On Wed, 27 Jun 2007, Casey Leedom wrote:
>
> I'm working on a driver that does a get_user_pages() for a DMA write. We
> have a timeout on the DMA completion where we mark the pages as COW and return
> to the application so it can potentially generate more data in order to
> increase throughput, etc. The problem is that when we traverse the
> PGT/PUD/PMD/PTE hierarchy to mark the pages, we sometime fault out when the PUD
> covering [0x80000000, 0xc0000000) comes out as zero when that entire region is
> covered by a single large malloc()'ed buffer. This happens because
> get_user_pages() returns a reference to empty_zero_page without passing through
> the fault path when a page is backed by anonymous memory. I put a check this
> in my driver using ZERO_PAGE() and everything is great.
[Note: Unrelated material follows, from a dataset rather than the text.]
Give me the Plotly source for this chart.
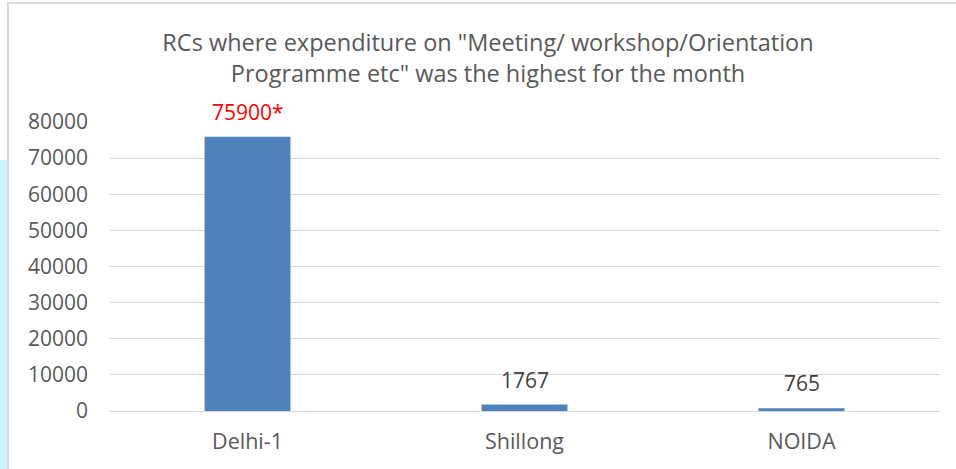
import plotly.graph_objects as go

categories = ["Delhi-1", "Shillong", "NOIDA"]
values = [75900, 1767, 765]
labels = ["75900*", "1767", "765"]
label_colors = ["#ff0000", "#404040", "#404040"]
y_ticks = [0, 10000, 20000, 30000, 40000, 50000, 60000, 70000, 80000]

W, H = 956, 469
L, R, T, B = 109, 16, 122, 58
pw, ph = W - L - R, H - T - B

def px(x):
    return (x - L) / pw

def py(y):
    return (H - B - y) / ph

FONT = "Open Sans"

fig = go.Figure()
fig.add_trace(go.Bar(
    x=categories, y=values,
    marker=dict(color="#4f81bd", line=dict(width=0)),
    width=0.31,
))

for c, v, t, col in zip(categories, values, labels, label_colors):
    fig.add_annotation(x=c, y=v, text=t, showarrow=False, yanchor="bottom",
                       yshift=9, font=dict(family=FONT, size=21, color=col))

# outer chart border
fig.add_shape(type="rect", xref="paper", yref="paper",
              x0=px(8), x1=px(962), y0=py(474), y1=py(3),
              line=dict(color="#d9d9d9", width=2), fillcolor="rgba(0,0,0,0)", layer="below")
# light blue strip on the left
fig.add_shape(type="rect", xref="paper", yref="paper",
              x0=px(-4), x1=px(7), y0=py(474), y1=py(160),
              line=dict(width=0), fillcolor="#cdf3fb", layer="below")

fig.update_layout(
    width=W, height=H,
    margin=dict(l=L, r=R, t=T, b=B),
    paper_bgcolor="white", plot_bgcolor="white",
    showlegend=False,
    title=dict(
        text="RCs where expenditure on \"Meeting/ workshop/Orientation<br>Programme etc\" was the highest for the month",
        x=488 / W, xanchor="center", y=1 - 51 / H, yanchor="top",
        font=dict(family=FONT, size=23.5, color="#595959"),
    ),
    font=dict(family=FONT, size=21, color="#595959"),
)
fig.update_xaxes(showgrid=False, showline=False, ticks="", ticklabelstandoff=15,
                 tickfont=dict(family=FONT, size=21.5, color="#595959"))
fig.update_yaxes(range=[0, 80000], tickvals=y_ticks, ticktext=[str(v) for v in y_ticks],
                 showgrid=True, gridcolor="#d9d9d9", gridwidth=1.3,
                 zeroline=True, zerolinecolor="#d9d9d9", zerolinewidth=1.3,
                 showline=False, ticks="", ticklabelstandoff=20,
                 tickfont=dict(family=FONT, size=21, color="#595959"))

fig.write_html("out.html", config={"displayModeBar": False},
               post_script="document.body.style.margin='0px';document.body.style.overflow='hidden';")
Except that it doesn't
> work on 32-bit i386 Redhat 4.4 kernels because the symbol for empty_zero_page
> is not only not exported via EXPORT_SYMBOL() but has also somehow been stripped
> from the kallsyms table. This means that I can't check for the ZERO_PAGE() in
> a module.
>
> Can someone suggest a better way of doing this? Either by some subterfuge to
> get empty_zero_page or perhaps by asking the kernel to instantiate the
> PGT/PUD/PMD/PTE hierarchy for a page? I'm sort of stuck here. Thanks for any
> help and/or advice you can offer.

I can't speak for Red Hat 4.4; but in general, you should be passing the
write flag to get_user_pages if you're going to modify the content of
those pages, which will then allocate the hierarchy needed and break
COW where necessary. If that doesn't suit you (e.g. it's supposed to
be a readonly area in userspace), then you proably shouldn't be using
get_user_pages at all, but letting userspace mmap your driver pages
into its space instead. Definitely don't play empty_zero_page games.